Joshua Trank hopped on Letterboxd to give his infamous Fantastic Four a rueful 2-star review
Back in 2015, director Joshua Trank seemed to be smack in the middle of a rapid ascent to the top of Hollywood’s big-budget movie apparatus. Propelled by the success of his 2012 debut feature Chronicle—a clever, somewhat prescient ode to our culture’s shared obsessions with superhero movies, found footage, and Michael B. Jordan—Trank had secured not only a shot at finally giving Marvel’s beloved Fantastic Four the movie treatment they deserved; he was also on the hook for his own Star Wars film, the kind of childhood fantasy most 29-year-old filmmakers could only dream of. (And for many of them, given the franchise’s infamous unwillingness to let women direct its live-action entries, possibly not even that.)

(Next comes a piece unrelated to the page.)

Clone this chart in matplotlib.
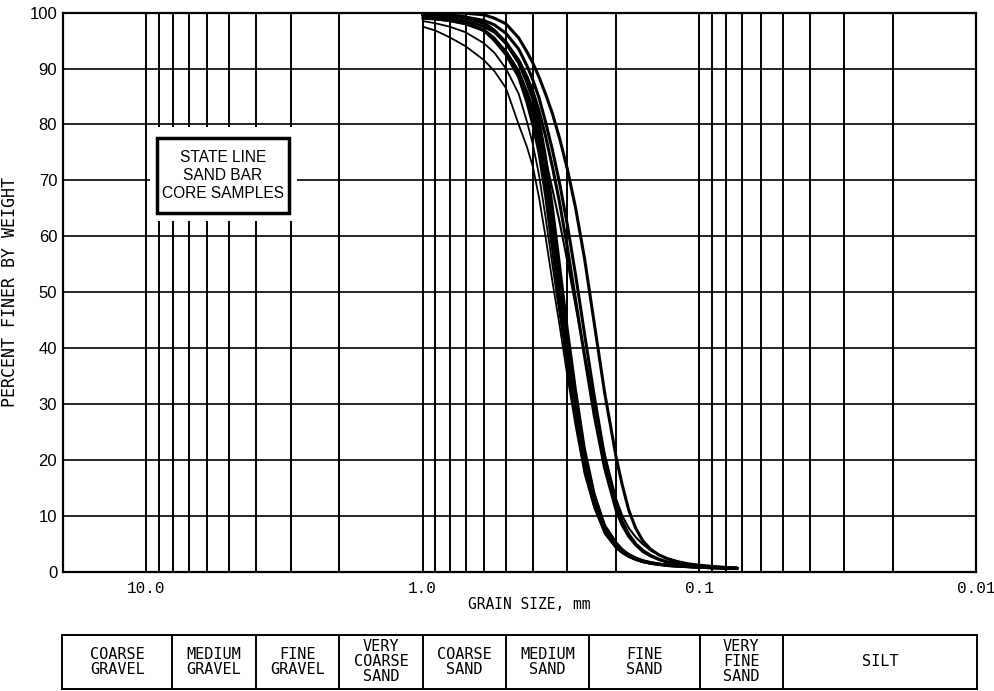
import matplotlib
matplotlib.use("Agg")
import matplotlib.pyplot as plt
from matplotlib.patches import Rectangle
import numpy as np

# grain sizes (mm) at which the curves were read
grain = [1.0, 0.9, 0.8, 0.7, 0.6, 0.55, 0.5, 0.45, 0.42, 0.4, 0.38, 0.36, 0.34, 0.32,
         0.3, 0.28, 0.26, 0.24, 0.22, 0.2, 0.19, 0.18, 0.17, 0.16, 0.15, 0.14, 0.13,
         0.12, 0.11, 0.1, 0.09, 0.08, 0.073]

# percent finer by weight, one list per core sample
s_a = [97.5, 96.8, 95.6, 94, 91.5, 89.5, 86.5, 80, 76, 72.5, 67, 60, 52, 44, 35, 26, 17.5,
       11.5, 7, 4.2, 3.4, 2.7, 2.2, 1.8, 1.5, 1.3, 1.1, 1.0, 0.9, 0.8, 0.7, 0.65, 0.6]
s_b = [98.5, 98.1, 97.5, 96.5, 94.5, 92.8, 90, 85.5, 80.5, 76.5, 71, 63.5, 55, 46, 36.5,
       27, 18, 11.5, 6.8, 4.2, 3.3, 2.6, 2.1, 1.7, 1.45, 1.25, 1.1, 1.0, 0.9, 0.8, 0.7,
       0.65, 0.6]
s_c = [99.5, 99.3, 99, 98.3, 96.8, 95, 92.5, 88.5, 84, 80, 75, 67.5, 58, 48, 38, 28.5, 19,
       13, 8, 4.8, 3.7, 2.9, 2.3, 1.8, 1.5, 1.3, 1.1, 1.0, 0.9, 0.8, 0.7, 0.65, 0.6]
s_d = [99, 98.9, 98.6, 98, 96.8, 95.2, 93, 89.5, 85.5, 82, 77, 69.5, 60, 50, 39.5, 29.5,
       20, 12.5, 7.3, 4.5, 3.5, 2.8, 2.2, 1.8, 1.5, 1.3, 1.1, 1.0, 0.9, 0.8, 0.7, 0.65, 0.6]
s_e = [100, 99.9, 99.7, 99.2, 98.2, 96.8, 94.5, 91, 87.5, 84.5, 79.5, 72.5, 63, 52.5, 41.5,
       31, 21, 13.5, 8, 5, 3.8, 3, 2.4, 1.9, 1.6, 1.35, 1.15, 1.0, 0.9, 0.8, 0.7, 0.65, 0.6]
s_f = [99.8, 99.6, 99.4, 99, 98, 96.8, 94.8, 91.5, 88.5, 85.5, 81, 74.5, 65.5, 55, 43.5,
       32.5, 22, 14, 8.3, 5.2, 4, 3.1, 2.5, 2, 1.65, 1.4, 1.2, 1.05, 0.9, 0.8, 0.7, 0.65,
       0.6]
s_g = [99.5, 99.3, 99, 98.5, 97.5, 96.5, 94.5, 91.5, 88.5, 86, 82.5, 78, 72.5, 66, 58,
       48.5, 38.5, 28, 18.5, 11, 8.3, 6.3, 4.8, 3.6, 2.8, 2.2, 1.7, 1.4, 1.15, 0.95, 0.8,
       0.68, 0.6]
s_h = [99.8, 99.7, 99.5, 99.2, 98.6, 97.8, 96.3, 93.5, 90.5, 88, 84.8, 80.5, 75.5, 69.5,
       62, 53, 42.5, 31.5, 20.5, 12, 9, 6.7, 5, 3.8, 2.9, 2.2, 1.7, 1.4, 1.15, 0.95, 0.8,
       0.68, 0.6]
s_i = [100, 100, 100, 99.9, 99.6, 99, 98, 95.5, 93, 91, 88.5, 85.5, 82, 77.5, 72, 65, 56,
       44.5, 32, 20.5, 15.5, 11, 7.8, 5.5, 4, 3, 2.3, 1.8, 1.4, 1.15, 0.95, 0.75, 0.6]
s_j = [99, 98.8, 98.5, 98, 97, 95.5, 93, 89.5, 86, 83, 79, 74, 68.5, 62.5, 55.5, 47.5, 39,
       30, 21, 13, 10, 7.8, 6.2, 4.9, 3.8, 3, 2.3, 1.8, 1.4, 1.1, 0.85, 0.7, 0.6]
samples = [s_a, s_b, s_c, s_d, s_e, s_f, s_g, s_h, s_i, s_j]
line_widths = [1.3, 1.3, 2.2, 2.2, 2.2, 1.9, 2.2, 2.2, 2.2, 1.5]

# grid
grid_sizes = [10, 9, 8, 7, 6, 5, 4, 3, 2, 1, 0.9, 0.8, 0.7, 0.6, 0.5, 0.4, 0.3, 0.2,
              0.1, 0.09, 0.08, 0.07, 0.06, 0.05, 0.04, 0.03, 0.02]
grid_pct = [10, 20, 30, 40, 50, 60, 70, 80, 90]
xtick_vals = [10, 1, 0.1, 0.01]
xtick_labels = ["10.0", "1.0", "0.1", "0.01"]

# classification table
class_bounds = [20, 8, 4, 2, 1, 0.5, 0.25, 0.1, 0.05, 0.01]
class_names = ["COARSE\nGRAVEL", "MEDIUM\nGRAVEL", "FINE\nGRAVEL", "VERY\nCOARSE\nSAND",
               "COARSE\nSAND", "MEDIUM\nSAND", "FINE\nSAND", "VERY\nFINE\nSAND", "SILT"]

fig = plt.figure(figsize=(9.95, 6.91), dpi=100)
ax = fig.add_axes([0.063, 0.1727, 0.918, 0.809])
ax.set_xscale("log")
ax.set_xlim(20, 0.01)
ax.set_ylim(0, 100)

for g in grid_sizes:
    ax.axvline(g, color="black", lw=1.4, zorder=1)
for p in grid_pct:
    ax.axhline(p, color="black", lw=1.2, zorder=1)

for vals, lw in zip(samples, line_widths):
    ax.plot(grain, vals, color="black", lw=lw, zorder=4,
            solid_capstyle="round", solid_joinstyle="round")

# label box, cut out of the grid
ax.add_patch(Rectangle((0.0956, 0.6274), 0.161, 0.168, transform=ax.transAxes,
                       facecolor="white", edgecolor="none", zorder=2))
ax.add_patch(Rectangle((0.1033, 0.6417), 0.1445, 0.1341, transform=ax.transAxes,
                       facecolor="white", edgecolor="black", lw=2.5, zorder=3))
ax.text(0.1755, 0.709, "STATE LINE\nSAND BAR\nCORE SAMPLES", transform=ax.transAxes,
        ha="center", va="center", linespacing=1.25, zorder=5,
        family="Liberation Sans", fontsize=11.2)

for sp in ax.spines.values():
    sp.set_linewidth(1.6)
    sp.set_zorder(6)

ax.set_yticks(range(0, 101, 10))
ax.set_yticklabels([str(v) for v in range(0, 101, 10)], family="Liberation Sans", fontsize=12)
ax.set_xticks(xtick_vals)
ax.set_xticklabels(xtick_labels, family="Liberation Mono", fontsize=11.5)
ax.xaxis.set_minor_locator(matplotlib.ticker.NullLocator())
ax.tick_params(axis="both", length=0)
ax.tick_params(axis="y", pad=4)
ax.tick_params(axis="x", pad=7)

ax.set_xlabel("GRAIN SIZE, mm", family="DejaVu Sans Mono", fontsize=10.5)
ax.xaxis.set_label_coords(0.5105, -0.045)
ax.set_ylabel("PERCENT FINER BY WEIGHT", family="DejaVu Sans Mono", fontsize=12)
ax.yaxis.set_label_coords(-0.048, 0.5)

# grain-size classification table
tab = fig.add_axes([0.0625, 0.003, 0.919, 0.078])
tab.set_xscale("log")
tab.set_xlim(20, 0.01)
tab.set_ylim(0, 1)
tab.set_xticks([])
tab.set_yticks([])
tab.xaxis.set_minor_locator(matplotlib.ticker.NullLocator())
for sp in tab.spines.values():
    sp.set_linewidth(1.4)
for b in class_bounds[1:-1]:
    tab.axvline(b, color="black", lw=1.4)
for j, name in enumerate(class_names):
    xc = np.sqrt(class_bounds[j] * class_bounds[j + 1])
    tab.text(xc, 0.5, name, ha="center", va="center", family="DejaVu Sans Mono",
             fontsize=11, linespacing=1.0)

fig.savefig("out.png", dpi=100)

A year later, it was all gone. Fantastic Four was a massive flop, the Star Wars movie had evaporated, and, after a high-profile series of battles with Fox over the cut of his superhero sophomore effort, Trank’s reputation as a director was in tatters. Lending credence to the idea that he and Fox (and especially producer Simon Kinberg, whose latest stab at directing a superhero team outing didn’t fare much better) had been at each other’s throats over the film’s tone, editing, and story, Trank issued a tweet the night before its release, lamenting that audiences would never see his “fantastic version” of the film, which, he claimed, would have earned rave reviews.
All of which brings us to tonight, when Trank—whose third film, the Tom Hardy Al Capone biopic Fonzo, is still awaiting a release—hopped on film criticism site Letterboxd to give Fantastic Four a review of his own. Unsurprisingly (given how he’d all but disowned it in the past), Trank wasn’t any kinder to the movie than the majority of critics, blasting the Miles Teller-starring feature with a 2-star review. The text of his write-up is a bit more forgiving, though, even if it mostly takes the form of a rueful ode to the movie’s cast, and a read-between-the-lines condemnation of a process that left “TWO different movies in one movie competing to be that movie.”
Ultimately, though, Trank owns that the movie is part of his career, even if it’s also only “ALRIGHT.” (He also expresses his deep hope that Ant-Man’s Peyton Reed might some day take over the franchise and finally, finally give it the treatment it deserves.) As he says, “I was 29 years old, making my 2nd film, in a situation more complicated than anything a 2nd time filmmaker should’ve walked into. That said… I don’t regret any of it.” Trank also promises that some day we might get the full, bloody breakdown of exactly what happened on the film’s set, which, no offense, is probably a lot more interesting than either of the stories the movie was trying and failing to tell.